First off thanks everyone for your concern on my safety. I was lucky enough to limp away from the last wreck so this build will be all about safety. I never gave any thought to fuel lines around the bellhousing. I mentioned this to jim. He got right on the phone with nhras tech director. We are awaiting his call tomorro. For today the work consisted of making a spacer for the idler pully. The blower belt was too close to the water outlets. The battery cables were laid out. The cables and fuel lines were all secured to the frame. No zip ties here. The frame rails were drilled and tapped then eveeything was secured. I finished up the day putting the seat in to get a idea were the lenco shift lever needs to go. There are several options available. The most comfortable was on the right side of the trans at the front of the reverser.

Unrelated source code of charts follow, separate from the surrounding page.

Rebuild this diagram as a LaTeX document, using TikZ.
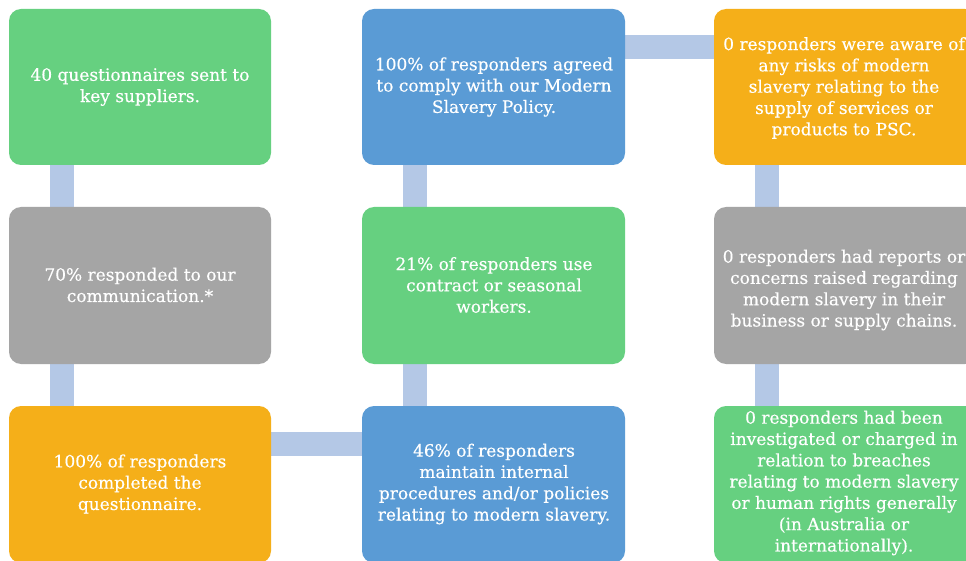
\documentclass[tikz,border=0pt]{standalone}
\usepackage{fontspec}
\setmainfont{DejaVu Serif}
\newfontfamily\cardfont{DejaVu Serif}[FakeBold=0.35]
\definecolor{cgreen}{HTML}{66D080}
\definecolor{cblue}{HTML}{5A9BD5}
\definecolor{cgrey}{HTML}{A5A5A5}
\definecolor{corange}{HTML}{F5AF19}
\definecolor{clink}{HTML}{B4C8E6}
\begin{document}
\begin{tikzpicture}[x=1pt,y=-1pt,
  card/.style={rounded corners=12pt,draw=none},
  cardtext/.style={text=white,align=center,font=\cardfont\fontsize{17}{21.3}\selectfont,inner sep=0pt},
  link/.style={fill=clink,draw=none}]
\useasboundingbox (0,0) rectangle (966,561);
\clip (0,0) rectangle (966,561);
\fill[white] (0,0) rectangle (966,561);
% links
\fill[link] (50,165) rectangle (74,207);
\fill[link] (50,364) rectangle (74,406);
\fill[link] (271,432) rectangle (362,456);
\fill[link] (403,364) rectangle (427,406);
\fill[link] (403,165) rectangle (427,207);
\fill[link] (625,35) rectangle (714,59);
\fill[link] (755,165) rectangle (779,207);
\fill[link] (755,364) rectangle (779,406);
% cards
\fill[card,cgreen] (9,9) rectangle (271,165);
\fill[card,cgrey] (9,207) rectangle (271,364);
\fill[card,corange] (9,406) rectangle (271,563);
\fill[card,cblue] (362,9) rectangle (625,165);
\fill[card,cgreen] (362,207) rectangle (625,364);
\fill[card,cblue] (362,406) rectangle (625,563);
\fill[card,corange] (714,9) rectangle (977,165);
\fill[card,cgrey] (714,207) rectangle (977,364);
\fill[card,cgreen] (714,406) rectangle (977,563);
% texts
\node[cardtext] (a1) at (140,87) {40 questionnaires sent to\\key suppliers.};
\node[cardtext] (a2) at (140,285) {70\% responded to our\\communication.*};
\node[cardtext] (a3) at (140,484) {100\% of responders\\completed the\\questionnaire.};
\node[cardtext] (b1) at (494,87) {100\% of responders agreed\\to comply with our Modern\\Slavery Policy.};
\node[cardtext] (b2) at (494,285) {21\% of responders use\\contract or seasonal\\workers.};
\node[cardtext] (b3) at (494,484) {46\% of responders\\maintain internal\\procedures and/or policies\\relating to modern slavery.};
\node[cardtext] (c1) at (844,88) {0 responders were aware of\\any risks of modern\\slavery relating to the\\supply of services or\\products to PSC.};
\node[cardtext] (c2) at (844,290) {0 responders had reports or\\concerns raised regarding\\modern slavery in their\\business or supply chains.};
\node[cardtext] (c3) at (844,483) {0 responders had been\\investigated or charged in\\relation to breaches\\relating to modern slavery\\or human rights generally\\(in Australia or\\internationally).};
\end{tikzpicture}
\end{document}
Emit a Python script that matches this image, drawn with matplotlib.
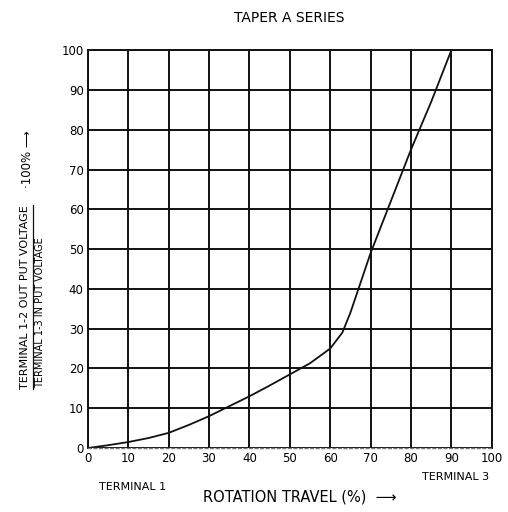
import matplotlib.pyplot as plt
from matplotlib.lines import Line2D

# rotation travel (%) vs output ratio (%)
travel = [0, 5, 10, 15, 20, 25, 30, 35, 40, 45, 50, 55, 60, 63, 65, 67, 70, 75, 80, 85, 90]
ratio = [0, 0.7, 1.5, 2.5, 3.8, 5.8, 8.0, 10.5, 13.0, 15.7, 18.5, 21.3, 25.0, 29.0, 34.0, 40.0, 49.0, 62.0, 75.0, 87.0, 100.0]

xticks = [0, 10, 20, 30, 40, 50, 60, 70, 80, 90, 100]
yticks = [0, 10, 20, 30, 40, 50, 60, 70, 80, 90, 100]

plt.rcParams['font.family'] = ['DejaVu Sans']

fig = plt.figure(figsize=(5.08, 5.12), dpi=100)
ax = fig.add_axes([0.173, 0.125, 0.795, 0.777])

ax.plot(travel, ratio, color='#111111', lw=1.3)
ax.set_xlim(0, 100)
ax.set_ylim(0, 100)
ax.set_xticks(xticks)
ax.set_yticks(yticks)
ax.tick_params(length=0, labelsize=8.5, pad=3)
ax.grid(True, color='#111111', lw=1.4)
for s in ['left', 'right', 'top']:
    ax.spines[s].set_linewidth(1.4)
    ax.spines[s].set_color('#111111')
ax.spines['bottom'].set_linestyle((0, (2, 2)))
ax.spines['bottom'].set_color('#777777')
ax.spines['bottom'].set_linewidth(1.0)
ax.set_axisbelow(True)

fig.text(0.57, 0.965, 'TAPER A SERIES', ha='center', va='center', fontsize=10)
fig.text(0.59, 0.029, 'ROTATION TRAVEL (%)  \u27f6', ha='center', va='center', fontsize=10.5)
fig.text(0.26, 0.048, 'TERMINAL 1', ha='center', va='center', fontsize=8)
fig.text(0.897, 0.068, 'TERMINAL 3', ha='center', va='center', fontsize=8)

# y label as a fraction
fig.text(0.049, 0.42, 'TERMINAL 1-2 OUT PUT VOLTAGE', rotation=90, ha='center', va='center', fontsize=8)
fig.text(0.079, 0.39, 'TERMINAL 1-3 IN PUT VOLTAGE', rotation=90, ha='center', va='center', fontsize=7)
fig.add_artist(Line2D([0.065, 0.065], [0.24, 0.60], color='#111111', lw=0.9, transform=fig.transFigure))
fig.text(0.055, 0.69, '\u00b7100% \u27f6', rotation=90, ha='center', va='center', fontsize=8.5)

fig.savefig('out.png', dpi=100)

We needed to determine that now because jim is starting on the tin work tomorro. Jims tin work is always amazing so it will be fun to see how it turns out. The cool adaptor for the water lines is from massier. The cool water will leave the radiator by a 2.25 line it will thensplit into two 12 an lines. These go to the block were the water pump was.
Stunning work on the chassis. The car coming along really nicely. Fantastic! I'm looking forward to see how it will look in green metallic.
Thanks for the compliments everyone. With more and more parts going on the car its getting harder to take good pics of the progress. I got the dj safety spark plug wire fire sleeves on. The sleeves protect the wires from fire coming out of the pressure release valve and they clean up the wire routing. If there is any kind of issue with the valve train on the intake side there is the potential for a huge explosion in the intake. I have seen intakes completely blown apart. The pressure opens the spring loaded valve releasing the pressure. I will be converting this valve to a burst panel very soon. Its required and safer. hamb regular steve morley aka trickey steve donated the blower belt guard. This is another required safety item. A broken belt can saw right through fuel lines. The dangerous side is always the drivers side. I went to a swap meet today and found the holy grail of injector units. I picked up a enderle three rib magnesium bug catcher. This would look perfect on the car. I might have to look into putting it on the car. mag parts look so cool.
it's a sheet metal panel that will burst when the pressure is too high. lets a lot of air move quickly.
The panel has a pattern pressed into it that allows it to split open. The panel is sandwiched between two alumimum frames. To keep the panel from cracking due to vibration we lay a bead of silicone between the panel and frame. The inner frame has a x. While illegal everyone does it. The panels will stretch. On a pro car the guy that services the blower will change the panel every round. lower budget teams will use a depth mic to measure the stretch. The panel will start to bulge outward. Some teams write on them how many runs they have on them. I have used the same panel sometimes for a few years. Having a spare panel with you is a must.